Jan T. Vilcek, M.D., Ph.D.
Professor of Microbiology
Education: Comenius University Medical School, Bratislava; MD, 1957 Institute of Virology, Czechoslovak Academy of Sciences, Bratislava, C.Sc. (equivalent to Ph.D.), 1962
Current Position: 1973-present: Professor of Microbiology, New York University School of Medicine
Honors: Recognition Award, Japanese Inflammation Society, 1989 Outstanding Investigator Grant, National Cancer Institute, 1991 Elliot Osserman Award in Cancer Research, 1996
Current Editorial Activities: Associate Editor, Journal of Interferon and Cytokine Research, 1980-present Associate Editor, Journal of Immunological Methods, 1986-present Editorial Board member, Journal of Cellular Physiology, 1988-present Advisory Editorial Board member, Cytokine, 1989-present Editorial Board member, Acta Virologica, 1991-present Editorial Board member, Folia Biologica (Prague), 1993-present Editorial Board member, Cytokines, Cellular&Molecular Therapy, 1998-present Editor-in-Chief, Cytokine and Growth Factor Reviews, 1995-present
Membership of Professional Societies: American Society for Microbiology American Association for the Advancement of Science (Fellow) American Association of Immunologists International Society for Interferon and Cytokine Research Czech Immunological Society International Cytokine Society (President 1997-98) Czechoslovak Society for Microbiology
Gerald Weissmann, M.D.
Professor of Medicine
Gerald Weissmann, M.D. is Professor of Medicine and since 1973 has been director of the division of rheumatology at New York University Medical Center.
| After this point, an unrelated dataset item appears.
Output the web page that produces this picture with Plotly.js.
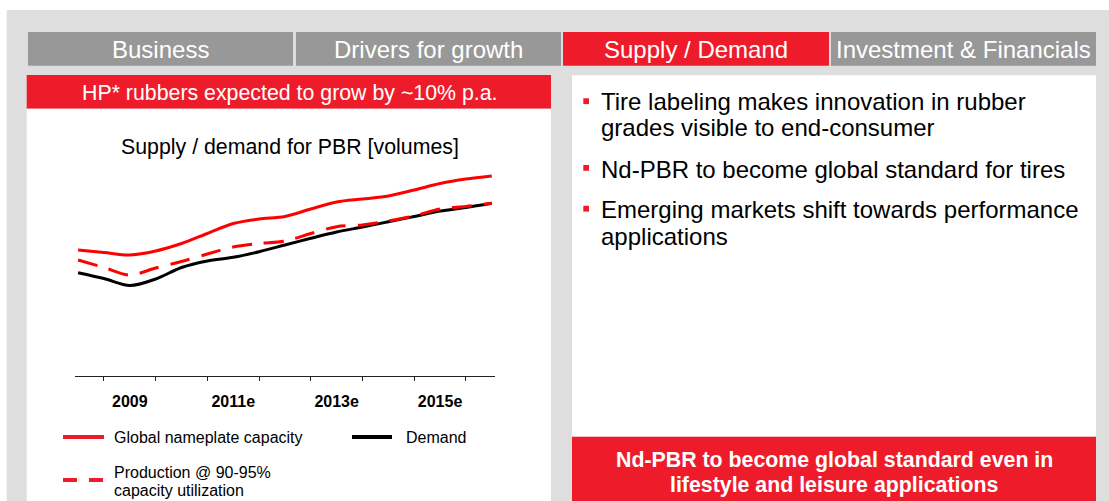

He was educated at Columbia College and at New York University, where he obtained his medical degree in the class of 1954. He was an intern and chief resident at Mount Sinai Hospital, a captain in the US Army Medical Corps and became Lewis Thomas's chief medical resident at Bellevue Hospital. He did postdoctoral work in biochemistry at NYU with Severo Ochoa, and served his second postdoctoral fellowship at the Strangeways Research Laboratory in Cambridge with Dame Honor Fell. He has also worked at the Hpital St. Antoine, in Paris, and at the William Harvey Research Laboratory in London with Sir John Vane. Since 1970 he has spent summers at the Marine Biological Laboratory at Woods Hole where he has been an instructor in the Immunology and Physiology courses. He has received many awards including the Lila Gruber Award for Cancer Research, a Guggenheim Fellowship, two Rockefeller Foundation residencies at Bellagio, the Allesandro Robecchi International Prize for Rheumatology, the Distinguished Investigator Award of the American College of Rheumatology, and the Paul Klemperer Medal of the NY Academy of Medicine. He has given centenary lectures at the MBL and at Johns Hopkins, been elected a Fellow of the AAAS, a Fellow of the PEN American Center and a trusteee of the Marine Biological Laboratory. A past president of the American College of Rheumatology and the Harvey Society, Dr. Weissmann is editor-in-chief of Inflammation. His research has focussed on the cell biology of neutrophils and inflammation; he has also studied anti-inflammatory drugs with an emphasis on their effects upon lipid remodelling and eicosanoid release. Based on his 1965 co-discovery of liposomes with Alec Bangham, he was a founder -with EC Whitehead - of The Liposome Company of Princeton. His essays and reviews of cultural history have been published in The New Republic, The London Review of Books , The New York Times Book Review and have been collected in six volumes, from The Woods Hole Cantata (1985) to Darwins Audubon (1998). At present he is writing the biography of Lewis Thomas.